Two of the results of the 2023 parliamentary election are undoubtedly positive: the electoral participation of 68.51 per cent, the highest in the last 20 years, and the elimination of the two xenophobic, anti-European parties from Parliament: Republika and the far-right party ĽSNS (‘People’s Party-OurSlovakia’). On the other side, a repeated absence of the Hungarian ethnic parties in the Slovak Parliament sends several possible messages: it either signals the end of ethnic parties and a growing political participation of the Hungarian minority in non-ethnic politics or signals internal tensions within the political representation of the 600,000 Slovaks of Hungarian ethnicity.

The most significant negative signal of the election results however is that none of the two potential coalition governments in its election manifestos made a strong commitment to a triple transition: an environmental transition including energy transformation (well elaborated only in the program of PS), a digital transition including transformation to an industry 4.0 and green industry and the third a social transformation focusing on active social state also focussed on services of general interest.

P.S. As time goes by, Hlas-SD has taken the decision to enter into a coalition with Smer and a nationalist-conservative party, the Slovak National Party (SNS).
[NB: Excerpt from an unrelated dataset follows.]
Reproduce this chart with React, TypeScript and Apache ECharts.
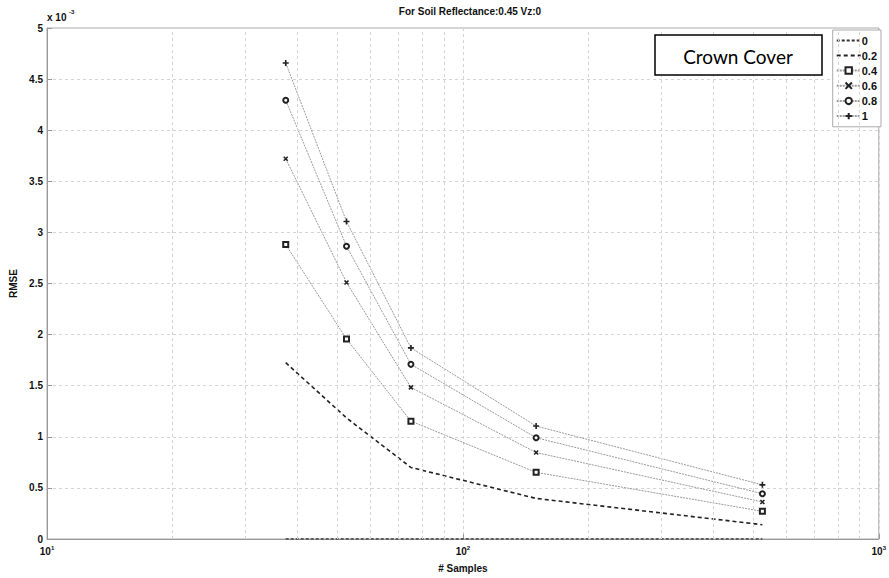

SNS was Smer’s junior partner in the government formed in 2006 and was responsible for the suspension of Smer’s membership in the PES. While SNS is required as the third party in order to form a functioning coalition government, together with the former rhetoric of Fico in the election campaign, it might lead to an identical decision of the European socialists. This would put a new prime minister (and Slovakia) in a disadvantageous position.